ROMA – Mentre la scure del commissario per la Spending Review, Enrico Bondi, pende sulla loro testa all’ospedale San Filippo Neri di Roma si danno da fare per dimostrare di meritare la sopravvivenza. Qui dal 1 dicembre è partito un esperimento, una cartella clinica più “umana”, che raccoglie oltre agli sterili dati clinici anche racconti e storie personali dei pazienti.
Un più ampio ventaglio di informazioni consentirà al medico di comprendere in brevissimo tempo anche le caratteristiche personali, sociali e psicologiche del paziente, in modo da potergli offrire una migliore assistenza.
La cartella clinica “arricchita” delle storie personali dei pazienti nasce da un’idea della scrittrice Rosalba Panzieri che al San Filippo Neri ha portato teatro e letteratura in corsia. “Ho iniziato scrivendo monologhi nei quali si raccontava il vissuto della malattia”, racconta al quotidiano La Stampa.

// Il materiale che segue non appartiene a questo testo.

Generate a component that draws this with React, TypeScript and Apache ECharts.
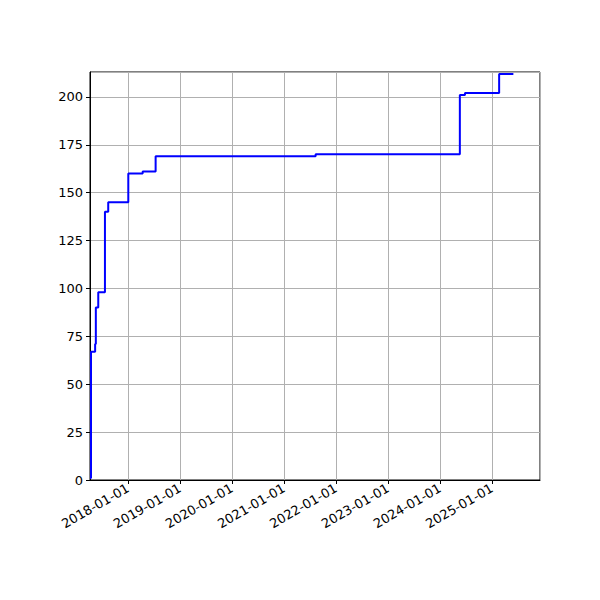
import React, { useEffect, useRef } from 'react';
import * as echarts from 'echarts';

// step points: date of change, new value
const changeDates = [
  '2017-04-09', '2017-04-16', '2017-05-15', '2017-05-20', '2017-06-06',
  '2017-07-23', '2017-08-15', '2018-01-03', '2018-04-14', '2018-07-14',
  '2021-08-11', '2024-05-20', '2024-06-25', '2025-02-20', '2025-05-31',
];
const counts = [1, 67, 71, 90, 98, 140, 145, 160, 161, 169, 170, 201, 202, 212, 212];

const xMin = '2017-04-09';
const xMax = '2025-12-04';
const yMax = 213;
const yStep = 25;

const FONT = 'DejaVu Sans';

const App: React.FC = () => {
  const chartRef = useRef<HTMLDivElement>(null);

  useEffect(() => {
    document.body.style.margin = '0';
    if (!chartRef.current) return;
    const chart = echarts.init(chartRef.current, undefined, { renderer: 'svg' });
    const option = {
      animation: false,
      backgroundColor: '#ffffff',
      grid: {
        left: 90, right: 60, top: 72, bottom: 120,
        show: true, borderColor: '#000', borderWidth: 1, containLabel: false,
      },
      xAxis: {
        type: 'time',
        min: xMin,
        max: xMax,
        splitNumber: 9,
        axisLine: { show: true, lineStyle: { color: '#000', width: 1 } },
        axisTick: { show: true, length: 4, lineStyle: { color: '#000' } },
        minorTick: { show: false },
        splitLine: { show: true, lineStyle: { color: '#b0b0b0', width: 1 } },
        axisLabel: {
          rotate: 30,
          margin: 7,
          color: '#000',
          fontFamily: FONT,
          fontSize: 13,
          hideOverlap: false,
          formatter: (v: number) => {
            const d = new Date(v);
            return d.getMonth() === 0 && d.getDate() === 1
              ? `${d.getFullYear()}-01-01` : '';
          },
        },
      },
      yAxis: {
        type: 'value',
        min: 0,
        max: yMax,
        interval: yStep,
        axisLine: { show: true, lineStyle: { color: '#000', width: 1 } },
        axisTick: { show: true, length: 4, lineStyle: { color: '#000' } },
        splitLine: { show: true, lineStyle: { color: '#b0b0b0', width: 1 } },
        axisLabel: {
          margin: 7,
          color: '#000',
          fontFamily: FONT,
          fontSize: 13,
          showMaxLabel: false,
        },
      },
      series: [
        {
          type: 'line',
          step: 'end',
          data: changeDates.map((d, i) => [d, counts[i]]),
          showSymbol: false,
          lineStyle: { color: '#0000ff', width: 2 },
        },
      ],
    };
    chart.setOption(option);
    return () => chart.dispose();
  }, []);

  return <div ref={chartRef} style={{ width: 600, height: 600 }}></div>;
};

export default App;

Di qui l’idea: si chiama “modello narrativo alfa”, un modulo che non ha nulla di burocratico dove la persona ricoverata scrive liberamente delle sue preoccupazioni, i suoi sogni, il suo futuro. “Una narrazione che ovviamente si affianca in cartella ai dati clinici e che aiuta il medico a interpretare la patologia che deve affrontare”, assicura il direttore generale dell’ospedale, Lorenzo Sommella. “Perché non si può curare ciò che non si conosce e non si può conoscere nessuno a cui non sia concesso di raccontarsi”, aggiunge Rosalba Panzieri.
Al Campus Bio-Medico di Roma medici e pazienti affetti da epatite C hanno concluso la loro narrazione con uno spettacolo teatrale. Così come sempre più personaggi in vista sfatano il tabù della malattia e parlano in pubblico della loro battaglia contro un tumore. Segno che c’è un bisogno di raccontare la malattia che finalmente la sanità sta imparando ad ascoltare.